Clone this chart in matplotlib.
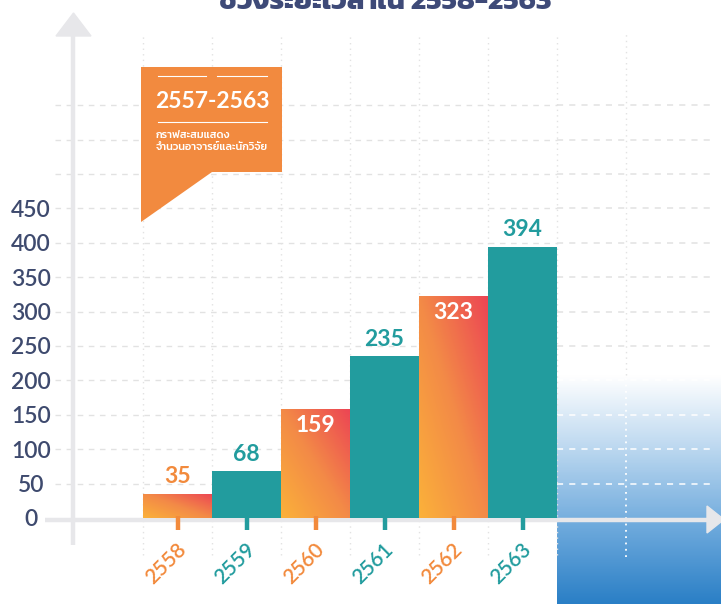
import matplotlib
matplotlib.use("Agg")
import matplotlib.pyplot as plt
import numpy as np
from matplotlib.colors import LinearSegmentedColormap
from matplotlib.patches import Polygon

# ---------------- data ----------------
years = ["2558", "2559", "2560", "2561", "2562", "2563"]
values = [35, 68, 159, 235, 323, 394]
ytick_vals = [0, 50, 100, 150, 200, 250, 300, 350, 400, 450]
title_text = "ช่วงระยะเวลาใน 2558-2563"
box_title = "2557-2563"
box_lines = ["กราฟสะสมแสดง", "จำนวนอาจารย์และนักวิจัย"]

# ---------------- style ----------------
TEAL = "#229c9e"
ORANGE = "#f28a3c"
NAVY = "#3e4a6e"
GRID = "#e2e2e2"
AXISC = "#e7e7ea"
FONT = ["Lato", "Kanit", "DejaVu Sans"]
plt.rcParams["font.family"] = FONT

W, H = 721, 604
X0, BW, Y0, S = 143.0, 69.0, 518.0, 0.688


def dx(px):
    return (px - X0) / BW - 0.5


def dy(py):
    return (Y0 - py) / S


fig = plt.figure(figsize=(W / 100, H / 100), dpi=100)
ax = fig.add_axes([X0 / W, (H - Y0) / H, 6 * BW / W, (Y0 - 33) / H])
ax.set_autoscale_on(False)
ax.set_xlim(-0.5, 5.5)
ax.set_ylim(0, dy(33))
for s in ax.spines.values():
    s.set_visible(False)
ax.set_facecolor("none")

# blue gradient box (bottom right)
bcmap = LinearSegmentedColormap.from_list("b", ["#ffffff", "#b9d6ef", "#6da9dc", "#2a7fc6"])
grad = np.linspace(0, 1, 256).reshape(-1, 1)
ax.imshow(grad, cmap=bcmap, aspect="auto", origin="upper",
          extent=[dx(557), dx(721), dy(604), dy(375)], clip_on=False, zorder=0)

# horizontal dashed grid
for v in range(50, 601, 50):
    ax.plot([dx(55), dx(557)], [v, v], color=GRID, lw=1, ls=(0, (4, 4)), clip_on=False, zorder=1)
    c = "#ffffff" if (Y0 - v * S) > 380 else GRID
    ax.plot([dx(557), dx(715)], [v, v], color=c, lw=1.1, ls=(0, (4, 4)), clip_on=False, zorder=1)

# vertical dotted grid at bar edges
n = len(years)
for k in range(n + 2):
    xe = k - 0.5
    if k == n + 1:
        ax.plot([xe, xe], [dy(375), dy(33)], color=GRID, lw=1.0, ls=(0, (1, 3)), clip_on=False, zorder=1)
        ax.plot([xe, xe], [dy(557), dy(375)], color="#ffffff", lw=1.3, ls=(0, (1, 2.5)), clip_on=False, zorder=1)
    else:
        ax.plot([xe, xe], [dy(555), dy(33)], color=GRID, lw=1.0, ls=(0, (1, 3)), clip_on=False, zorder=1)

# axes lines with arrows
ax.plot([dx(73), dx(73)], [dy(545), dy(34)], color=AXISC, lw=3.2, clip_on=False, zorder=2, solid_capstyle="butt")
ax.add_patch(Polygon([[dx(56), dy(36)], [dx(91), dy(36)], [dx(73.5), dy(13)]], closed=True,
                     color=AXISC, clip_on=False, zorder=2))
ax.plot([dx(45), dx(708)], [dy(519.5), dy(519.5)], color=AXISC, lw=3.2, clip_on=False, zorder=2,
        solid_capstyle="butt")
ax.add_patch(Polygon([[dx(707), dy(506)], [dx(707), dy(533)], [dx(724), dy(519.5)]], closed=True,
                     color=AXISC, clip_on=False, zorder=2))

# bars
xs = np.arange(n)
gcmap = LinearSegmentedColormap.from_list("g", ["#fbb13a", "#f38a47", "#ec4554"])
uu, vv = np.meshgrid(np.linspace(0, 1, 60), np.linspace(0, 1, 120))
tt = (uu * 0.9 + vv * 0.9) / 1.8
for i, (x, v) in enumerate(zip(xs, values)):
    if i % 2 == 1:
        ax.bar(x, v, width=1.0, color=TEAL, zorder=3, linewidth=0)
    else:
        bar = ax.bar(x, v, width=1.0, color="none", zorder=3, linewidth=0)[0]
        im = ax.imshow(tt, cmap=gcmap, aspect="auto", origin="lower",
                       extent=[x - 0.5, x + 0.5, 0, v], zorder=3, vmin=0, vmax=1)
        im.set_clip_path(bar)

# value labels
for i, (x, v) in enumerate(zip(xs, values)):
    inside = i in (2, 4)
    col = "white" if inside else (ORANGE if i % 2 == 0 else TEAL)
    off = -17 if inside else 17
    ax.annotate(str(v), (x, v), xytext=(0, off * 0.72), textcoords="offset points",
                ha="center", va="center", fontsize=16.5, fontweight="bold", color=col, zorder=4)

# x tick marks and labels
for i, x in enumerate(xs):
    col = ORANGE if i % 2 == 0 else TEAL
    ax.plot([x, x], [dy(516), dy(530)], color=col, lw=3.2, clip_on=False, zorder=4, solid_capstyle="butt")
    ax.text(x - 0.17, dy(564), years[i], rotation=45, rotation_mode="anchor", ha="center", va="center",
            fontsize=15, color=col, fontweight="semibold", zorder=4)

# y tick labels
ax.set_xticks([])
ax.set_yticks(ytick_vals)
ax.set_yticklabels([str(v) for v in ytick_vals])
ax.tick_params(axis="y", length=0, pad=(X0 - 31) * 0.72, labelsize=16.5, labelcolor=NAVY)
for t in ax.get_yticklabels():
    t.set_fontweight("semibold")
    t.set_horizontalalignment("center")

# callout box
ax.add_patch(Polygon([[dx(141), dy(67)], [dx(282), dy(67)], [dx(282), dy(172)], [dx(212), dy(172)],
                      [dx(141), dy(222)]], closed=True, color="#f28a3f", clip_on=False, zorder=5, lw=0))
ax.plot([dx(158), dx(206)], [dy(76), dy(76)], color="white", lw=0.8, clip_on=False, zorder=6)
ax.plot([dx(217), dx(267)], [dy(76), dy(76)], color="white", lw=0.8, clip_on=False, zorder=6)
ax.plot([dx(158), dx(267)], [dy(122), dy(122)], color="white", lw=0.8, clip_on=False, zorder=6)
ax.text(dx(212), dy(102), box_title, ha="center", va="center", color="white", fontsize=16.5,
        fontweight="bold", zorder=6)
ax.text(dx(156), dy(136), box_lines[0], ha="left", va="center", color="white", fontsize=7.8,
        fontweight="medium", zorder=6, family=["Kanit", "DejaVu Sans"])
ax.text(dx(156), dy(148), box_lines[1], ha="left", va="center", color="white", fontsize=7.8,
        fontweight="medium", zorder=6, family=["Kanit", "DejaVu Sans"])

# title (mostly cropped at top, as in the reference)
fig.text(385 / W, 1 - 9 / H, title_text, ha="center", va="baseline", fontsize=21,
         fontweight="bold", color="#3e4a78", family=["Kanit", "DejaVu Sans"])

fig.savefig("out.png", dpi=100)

# [Objective]
Return the listing above word for word, with the pictures removed.

# [Exercise output]
Clone this chart in matplotlib.
import matplotlib
matplotlib.use("Agg")
import matplotlib.pyplot as plt
import numpy as np
from matplotlib.colors import LinearSegmentedColormap
from matplotlib.patches import Polygon

# ---------------- data ----------------
years = ["2558", "2559", "2560", "2561", "2562", "2563"]
values = [35, 68, 159, 235, 323, 394]
ytick_vals = [0, 50, 100, 150, 200, 250, 300, 350, 400, 450]
title_text = "ช่วงระยะเวลาใน 2558-2563"
box_title = "2557-2563"
box_lines = ["กราฟสะสมแสดง", "จำนวนอาจารย์และนักวิจัย"]

# ---------------- style ----------------
TEAL = "#229c9e"
ORANGE = "#f28a3c"
NAVY = "#3e4a6e"
GRID = "#e2e2e2"
AXISC = "#e7e7ea"
FONT = ["Lato", "Kanit", "DejaVu Sans"]
plt.rcParams["font.family"] = FONT

W, H = 721, 604
X0, BW, Y0, S = 143.0, 69.0, 518.0, 0.688


def dx(px):
    return (px - X0) / BW - 0.5


def dy(py):
    return (Y0 - py) / S


fig = plt.figure(figsize=(W / 100, H / 100), dpi=100)
ax = fig.add_axes([X0 / W, (H - Y0) / H, 6 * BW / W, (Y0 - 33) / H])
ax.set_autoscale_on(False)
ax.set_xlim(-0.5, 5.5)
ax.set_ylim(0, dy(33))
for s in ax.spines.values():
    s.set_visible(False)
ax.set_facecolor("none")

# blue gradient box (bottom right)
bcmap = LinearSegmentedColormap.from_list("b", ["#ffffff", "#b9d6ef", "#6da9dc", "#2a7fc6"])
grad = np.linspace(0, 1, 256).reshape(-1, 1)
ax.imshow(grad, cmap=bcmap, aspect="auto", origin="upper",
          extent=[dx(557), dx(721), dy(604), dy(375)], clip_on=False, zorder=0)

# horizontal dashed grid
for v in range(50, 601, 50):
    ax.plot([dx(55), dx(557)], [v, v], color=GRID, lw=1, ls=(0, (4, 4)), clip_on=False, zorder=1)
    c = "#ffffff" if (Y0 - v * S) > 380 else GRID
    ax.plot([dx(557), dx(715)], [v, v], color=c, lw=1.1, ls=(0, (4, 4)), clip_on=False, zorder=1)

# vertical dotted grid at bar edges
n = len(years)
for k in range(n + 2):
    xe = k - 0.5
    if k == n + 1:
        ax.plot([xe, xe], [dy(375), dy(33)], color=GRID, lw=1.0, ls=(0, (1, 3)), clip_on=False, zorder=1)
        ax.plot([xe, xe], [dy(557), dy(375)], color="#ffffff", lw=1.3, ls=(0, (1, 2.5)), clip_on=False, zorder=1)
    else:
        ax.plot([xe, xe], [dy(555), dy(33)], color=GRID, lw=1.0, ls=(0, (1, 3)), clip_on=False, zorder=1)

# axes lines with arrows
ax.plot([dx(73), dx(73)], [dy(545), dy(34)], color=AXISC, lw=3.2, clip_on=False, zorder=2, solid_capstyle="butt")
ax.add_patch(Polygon([[dx(56), dy(36)], [dx(91), dy(36)], [dx(73.5), dy(13)]], closed=True,
                     color=AXISC, clip_on=False, zorder=2))
ax.plot([dx(45), dx(708)], [dy(519.5), dy(519.5)], color=AXISC, lw=3.2, clip_on=False, zorder=2,
        solid_capstyle="butt")
ax.add_patch(Polygon([[dx(707), dy(506)], [dx(707), dy(533)], [dx(724), dy(519.5)]], closed=True,
                     color=AXISC, clip_on=False, zorder=2))

# bars
xs = np.arange(n)
gcmap = LinearSegmentedColormap.from_list("g", ["#fbb13a", "#f38a47", "#ec4554"])
uu, vv = np.meshgrid(np.linspace(0, 1, 60), np.linspace(0, 1, 120))
tt = (uu * 0.9 + vv * 0.9) / 1.8
for i, (x, v) in enumerate(zip(xs, values)):
    if i % 2 == 1:
        ax.bar(x, v, width=1.0, color=TEAL, zorder=3, linewidth=0)
    else:
        bar = ax.bar(x, v, width=1.0, color="none", zorder=3, linewidth=0)[0]
        im = ax.imshow(tt, cmap=gcmap, aspect="auto", origin="lower",
                       extent=[x - 0.5, x + 0.5, 0, v], zorder=3, vmin=0, vmax=1)
        im.set_clip_path(bar)

# value labels
for i, (x, v) in enumerate(zip(xs, values)):
    inside = i in (2, 4)
    col = "white" if inside else (ORANGE if i % 2 == 0 else TEAL)
    off = -17 if inside else 17
    ax.annotate(str(v), (x, v), xytext=(0, off * 0.72), textcoords="offset points",
                ha="center", va="center", fontsize=16.5, fontweight="bold", color=col, zorder=4)

# x tick marks and labels
for i, x in enumerate(xs):
    col = ORANGE if i % 2 == 0 else TEAL
    ax.plot([x, x], [dy(516), dy(530)], color=col, lw=3.2, clip_on=False, zorder=4, solid_capstyle="butt")
    ax.text(x - 0.17, dy(564), years[i], rotation=45, rotation_mode="anchor", ha="center", va="center",
            fontsize=15, color=col, fontweight="semibold", zorder=4)

# y tick labels
ax.set_xticks([])
ax.set_yticks(ytick_vals)
ax.set_yticklabels([str(v) for v in ytick_vals])
ax.tick_params(axis="y", length=0, pad=(X0 - 31) * 0.72, labelsize=16.5, labelcolor=NAVY)
for t in ax.get_yticklabels():
    t.set_fontweight("semibold")
    t.set_horizontalalignment("center")

# callout box
ax.add_patch(Polygon([[dx(141), dy(67)], [dx(282), dy(67)], [dx(282), dy(172)], [dx(212), dy(172)],
                      [dx(141), dy(222)]], closed=True, color="#f28a3f", clip_on=False, zorder=5, lw=0))
ax.plot([dx(158), dx(206)], [dy(76), dy(76)], color="white", lw=0.8, clip_on=False, zorder=6)
ax.plot([dx(217), dx(267)], [dy(76), dy(76)], color="white", lw=0.8, clip_on=False, zorder=6)
ax.plot([dx(158), dx(267)], [dy(122), dy(122)], color="white", lw=0.8, clip_on=False, zorder=6)
ax.text(dx(212), dy(102), box_title, ha="center", va="center", color="white", fontsize=16.5,
        fontweight="bold", zorder=6)
ax.text(dx(156), dy(136), box_lines[0], ha="left", va="center", color="white", fontsize=7.8,
        fontweight="medium", zorder=6, family=["Kanit", "DejaVu Sans"])
ax.text(dx(156), dy(148), box_lines[1], ha="left", va="center", color="white", fontsize=7.8,
        fontweight="medium", zorder=6, family=["Kanit", "DejaVu Sans"])

# title (mostly cropped at top, as in the reference)
fig.text(385 / W, 1 - 9 / H, title_text, ha="center", va="baseline", fontsize=21,
         fontweight="bold", color="#3e4a78", family=["Kanit", "DejaVu Sans"])

fig.savefig("out.png", dpi=100)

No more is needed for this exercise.